Data for the task →
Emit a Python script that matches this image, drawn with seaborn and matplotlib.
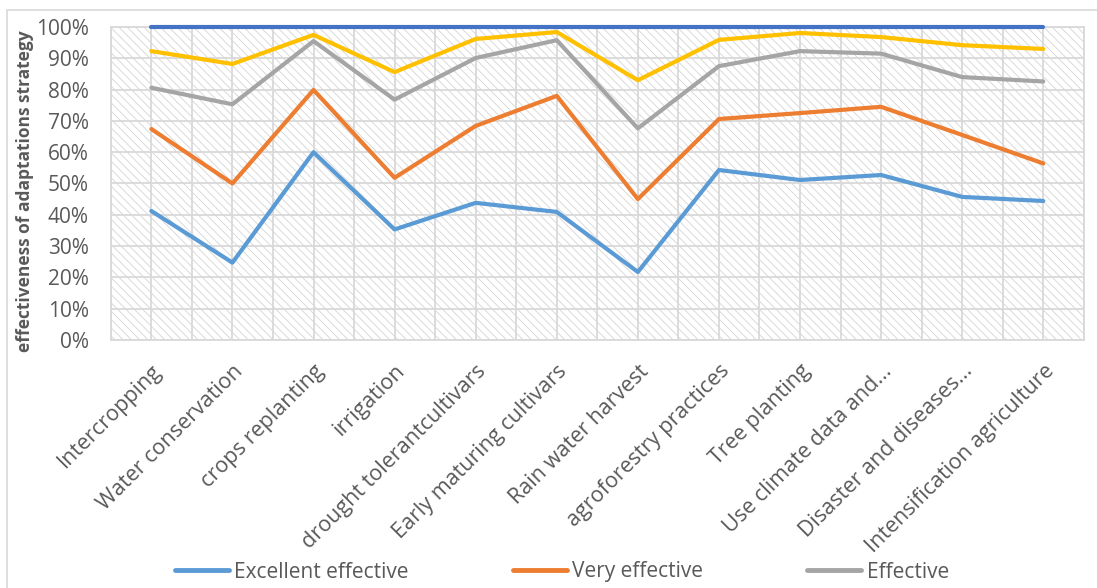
import matplotlib
matplotlib.use("Agg")
import matplotlib.pyplot as plt
from matplotlib.patches import Rectangle
from matplotlib.ticker import PercentFormatter, MultipleLocator
import seaborn as sns
import pandas as pd

# Adaptation strategies (x categories)
strategies = [
    "Intercropping", "Water conservation", "crops replanting", "irrigation",
    "drought tolerantcultivars", "Early maturing cultivars", "Rain water harvest",
    "agroforestry practices", "Tree planting", "Use climate data and...",
    "Disaster and diseases...", "Intensification agriculture",
]

# Cumulative shares of respondents per effectiveness level (%)
excellent_effective = [41.2, 24.7, 60.0, 35.3, 43.8, 40.9, 21.7, 54.3, 51.1, 52.7, 45.7, 44.4]
very_effective = [67.4, 50.0, 79.9, 51.8, 68.4, 78.0, 45.0, 70.6, 72.5, 74.5, 65.5, 56.4]
effective = [80.6, 75.3, 95.5, 76.8, 90.1, 95.8, 67.6, 87.5, 92.3, 91.5, 84.0, 82.6]
less_effective = [92.3, 88.2, 97.5, 85.6, 96.2, 98.4, 83.0, 95.9, 98.1, 96.8, 94.2, 93.0]
not_effective = [100.0] * 12

series_names = ["Excellent effective", "Very effective", "Effective", "Less effective", "Not effective"]
series_values = [excellent_effective, very_effective, effective, less_effective, not_effective]
series_colors = ["#5B9BD5", "#ED7D31", "#A5A5A5", "#FFC000", "#4472C4"]

rows = []
for name, vals in zip(series_names, series_values):
    for i, v in enumerate(vals):
        rows.append({"strategy": i, "share": v / 100.0, "level": name})
df = pd.DataFrame(rows)

sns.set_theme(style="white")
plt.rcParams["font.family"] = ["Open Sans", "DejaVu Sans"]
plt.rcParams["hatch.linewidth"] = 0.6
plt.rcParams["hatch.color"] = "#d4d4d4"

text_color = "#595959"
grid_color = "#d9d9d9"

fig = plt.figure(figsize=(10.97, 5.88), dpi=100)
ax = fig.add_axes([0.101, 0.422, 0.887, 0.532])

# hatched plot-area background
ax.add_patch(Rectangle((0, 0), 1, 1, transform=ax.transAxes, facecolor="white",
                       edgecolor="#d4d4d4", hatch="\\\\\\\\", linewidth=0, zorder=0))

sns.lineplot(data=df, x="strategy", y="share", hue="level", hue_order=series_names,
             palette=series_colors, linewidth=3.0, ax=ax, legend=False, zorder=3)
for line in ax.lines:
    line.set_clip_on(False)
    line.set_solid_capstyle("round")

ax.set_xlim(-0.5, len(strategies) - 0.5)
ax.set_ylim(0, 1.0)
ax.yaxis.set_major_locator(MultipleLocator(0.1))
ax.yaxis.set_major_formatter(PercentFormatter(1.0, decimals=0))
ax.set_xticks(range(len(strategies)))
ax.set_xticklabels(strategies, rotation=45, ha="right", rotation_mode="anchor")

ax.grid(False)
for x in [i * 0.5 - 0.5 for i in range(2 * len(strategies) + 1)]:
    ax.axvline(x, color=grid_color, linewidth=1.3, zorder=1)
for y in [i / 10 for i in range(11)]:
    ax.axhline(y, color=grid_color, linewidth=1.3, zorder=1)

for s in ax.spines.values():
    s.set_color(grid_color)
    s.set_linewidth(1.3)

ax.tick_params(axis="y", labelsize=15, colors=text_color, length=0, pad=16)
ax.tick_params(axis="x", labelsize=15.5, colors=text_color, length=0, pad=15)
ax.set_xlabel("")
ax.set_ylabel("")

fig.text(0.023, 1 - 191 / 588, "effectiveness of adaptations strategy", rotation=90,
         ha="center", va="center", fontsize=12.5, fontweight="bold", color=text_color)

# legend (first row of entries)
handles = [plt.Line2D([], [], color=c, linewidth=3.5) for c in series_colors[:3]]
fig.legend(handles, series_names[:3], loc="center", bbox_to_anchor=(0.512, 1 - 572 / 588),
           ncol=3, frameon=False, fontsize=15, handlelength=2.6, handletextpad=0.25,
           columnspacing=5.0, labelcolor=text_color)

# chart outer border
top = 1 - 10 / 588
fig.add_artist(Rectangle((0.0065, -0.05), 1.2, top + 0.05,
                         transform=fig.transFigure, fill=False, edgecolor="#d9d9d9",
                         linewidth=1.2))

fig.savefig("out.png", dpi=100)
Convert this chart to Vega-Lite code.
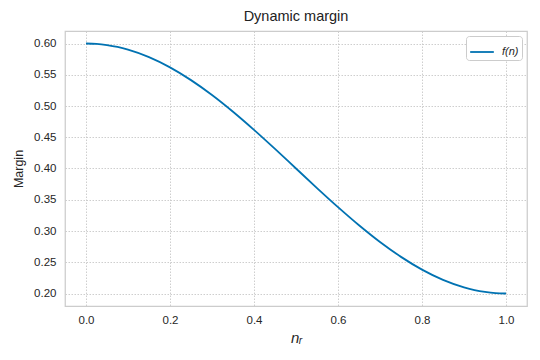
{
  "$schema": "https://vega.github.io/schema/vega-lite/v6.json",
  "width": 462,
  "height": 275,
  "autosize": "none",
  "padding": {"left": 65, "top": 31, "right": 13, "bottom": 54},
  "background": "white",
  "title": {"text": "Dynamic margin", "fontSize": 14.5, "fontWeight": "normal", "font": "Liberation Sans", "color": "#222222", "offset": 7},
  "config": {
    "font": "Liberation Sans",
    "view": {"stroke": "#cccccc", "strokeWidth": 1.25},
    "axis": {
      "domain": false,
      "ticks": false,
      "grid": true,
      "gridColor": "#c8c8c8",
      "gridDash": [1.5, 1.5],
      "gridWidth": 0.9,
      "labelFontSize": 11.5,
      "labelColor": "#262626",
      "titleFontSize": 12.5,
      "titleFontWeight": "normal",
      "titleColor": "#262626"
    }
  },
  "data": {
    "values": [
      {"n": 0.00, "f": 0.6000, "series": "f(n)"},
      {"n": 0.025, "f": 0.5994, "series": "f(n)"},
      {"n": 0.05, "f": 0.5975, "series": "f(n)"},
      {"n": 0.075, "f": 0.5945, "series": "f(n)"},
      {"n": 0.10, "f": 0.5902, "series": "f(n)"},
      {"n": 0.15, "f": 0.5782, "series": "f(n)"},
      {"n": 0.20, "f": 0.5618, "series": "f(n)"},
      {"n": 0.25, "f": 0.5414, "series": "f(n)"},
      {"n": 0.30, "f": 0.5176, "series": "f(n)"},
      {"n": 0.35, "f": 0.4908, "series": "f(n)"},
      {"n": 0.40, "f": 0.4618, "series": "f(n)"},
      {"n": 0.45, "f": 0.4313, "series": "f(n)"},
      {"n": 0.50, "f": 0.4000, "series": "f(n)"},
      {"n": 0.55, "f": 0.3687, "series": "f(n)"},
      {"n": 0.60, "f": 0.3382, "series": "f(n)"},
      {"n": 0.65, "f": 0.3092, "series": "f(n)"},
      {"n": 0.70, "f": 0.2824, "series": "f(n)"},
      {"n": 0.75, "f": 0.2586, "series": "f(n)"},
      {"n": 0.80, "f": 0.2382, "series": "f(n)"},
      {"n": 0.85, "f": 0.2218, "series": "f(n)"},
      {"n": 0.90, "f": 0.2098, "series": "f(n)"},
      {"n": 0.925, "f": 0.2055, "series": "f(n)"},
      {"n": 0.95, "f": 0.2025, "series": "f(n)"},
      {"n": 0.975, "f": 0.2006, "series": "f(n)"},
      {"n": 1.00, "f": 0.2000, "series": "f(n)"}
    ]
  },
  "mark": {"type": "line", "strokeWidth": 1.8, "interpolate": "monotone"},
  "encoding": {
    "x": {
      "field": "n", "type": "quantitative",
      "scale": {"domain": [-0.05, 1.05], "nice": false, "zero": false},
      "axis": {"values": [0, 0.2, 0.4, 0.6, 0.8, 1.0], "format": ".1f", "labelPadding": 8, "title": "nᵣ", "titleFontStyle": "italic", "titleFontSize": 15, "titlePadding": 5}
    },
    "y": {
      "field": "f", "type": "quantitative",
      "scale": {"domain": [0.18, 0.62], "nice": false, "zero": false},
      "axis": {"values": [0.2, 0.25, 0.3, 0.35, 0.4, 0.45, 0.5, 0.55, 0.6], "format": ".2f", "labelPadding": 9, "title": "Margin", "titlePadding": 8}
    },
    "color": {
      "field": "series", "type": "nominal",
      "scale": {"domain": ["f(n)"], "range": ["#0072B2"]},
      "legend": {
        "title": null,
        "orient": "top-right",
        "offset": 5,
        "symbolType": "stroke",
        "symbolSize": 560,
        "symbolStrokeWidth": 1.8,
        "labelOffset": 7,
        "labelFontStyle": "italic",
        "labelFontSize": 11,
        "labelColor": "#262626",
        "strokeColor": "#cccccc",
        "fillColor": "white",
        "cornerRadius": 3,
        "padding": 3
      }
    }
  }
}
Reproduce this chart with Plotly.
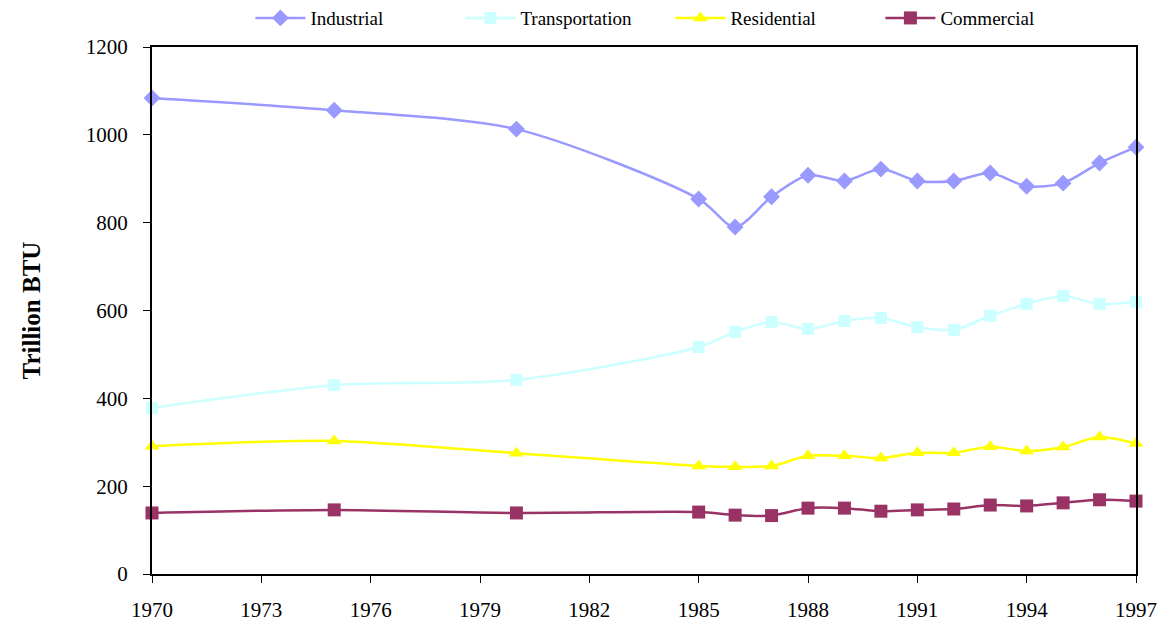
import plotly.graph_objects as go

years = [1970, 1975, 1980, 1985, 1986, 1987, 1988, 1989, 1990, 1991, 1992, 1993, 1994, 1995, 1996, 1997]
industrial = [1084, 1056, 1013, 854, 790, 859, 908, 895, 922, 895, 895, 913, 883, 890, 936, 972]
transportation = [378, 430, 442, 517, 551, 574, 558, 576, 583, 562, 556, 588, 615, 633, 615, 620]
residential = [291, 303, 275, 246, 244, 246, 269, 269, 264, 276, 276, 290, 280, 289, 312, 297]
commercial = [139, 146, 139, 141, 134, 133, 150, 150, 143, 146, 148, 157, 155, 162, 169, 166]

series = [
    ("Industrial", industrial, "#9999FF", "diamond", 13),
    ("Transportation", transportation, "#CCFFFF", "square", 12),
    ("Residential", residential, "#FFFF00", "triangle-up", 13),
    ("Commercial", commercial, "#993366", "square", 13),
]

font_family = "Liberation Serif, Times New Roman, serif"

fig = go.Figure()
for name, vals, color, sym, size in series:
    fig.add_trace(go.Scatter(
        x=years, y=vals, name=name, mode="lines+markers",
        line=dict(color=color, width=2.5, shape="spline", smoothing=0.8),
        marker=dict(symbol=sym, size=size, color=color, line=dict(width=0)),
        cliponaxis=False,
    ))

fig.update_layout(
    width=1165, height=623,
    margin=dict(l=152, r=29, t=47, b=49, autoexpand=False),
    paper_bgcolor="white", plot_bgcolor="white",
    font=dict(family=font_family, size=21, color="black"),
    showlegend=True,
    legend=dict(orientation="h", x=0.1, xanchor="left", y=0.971, yanchor="middle",
                yref="container",
                font=dict(size=19), itemwidth=50, entrywidth=145,
                bgcolor="rgba(0,0,0,0)"),
    xaxis=dict(range=[1970, 1997], tickmode="linear", tick0=1970, dtick=3,
               showgrid=False, zeroline=False, showline=True, linecolor="black", linewidth=2,
               mirror=True, ticks="outside", ticklen=7, tickcolor="black", tickwidth=1,
               ticklabelstandoff=9, automargin=False),
    yaxis=dict(range=[0, 1200], tickmode="linear", tick0=0, dtick=200,
               showgrid=False, zeroline=False, showline=True, linecolor="black", linewidth=2,
               mirror=True, ticks="outside", ticklen=7, tickcolor="black", tickwidth=1,
               ticklabelstandoff=11, automargin=False,
               title=dict(text="<b>Trillion BTU</b>", font=dict(size=25), standoff=38)),
)

fig.write_html("out.html", config={"displayModeBar": False},
               post_script="document.body.style.margin='0';")
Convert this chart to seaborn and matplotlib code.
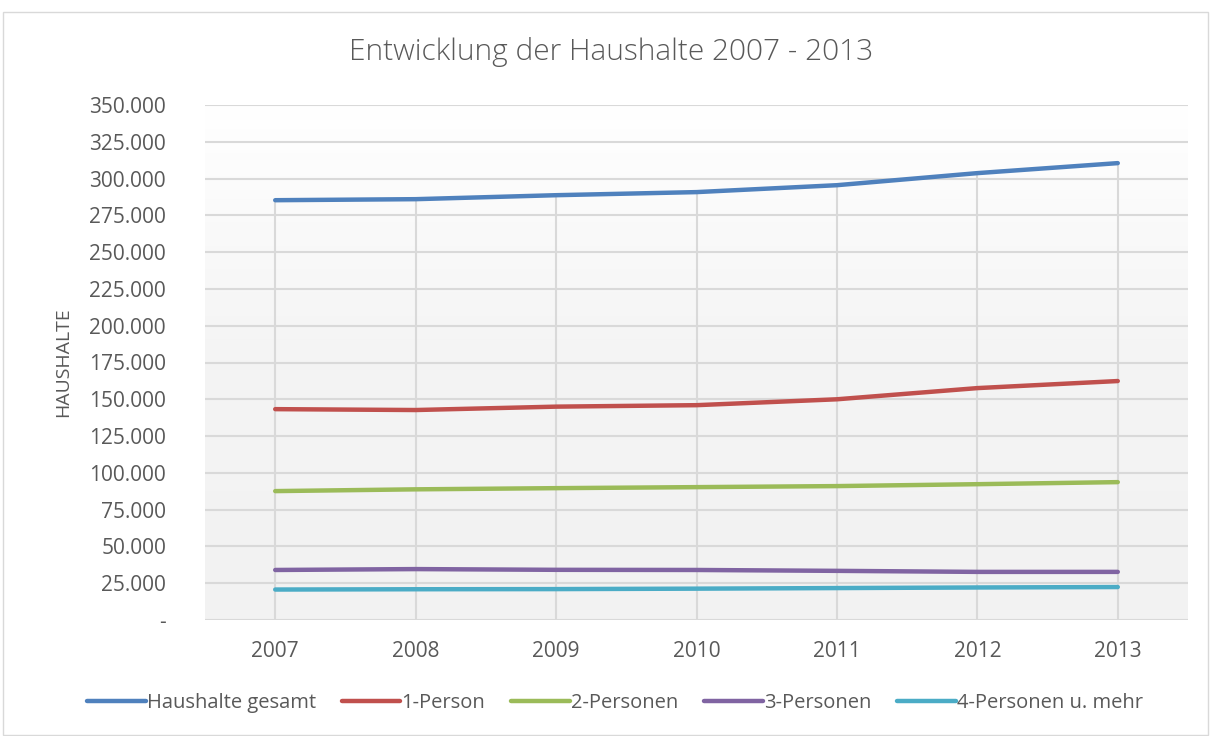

Problem to solve → Provide the count, and nothing else, of lines in the data above where the word "code" occurs.

Output of the task → 2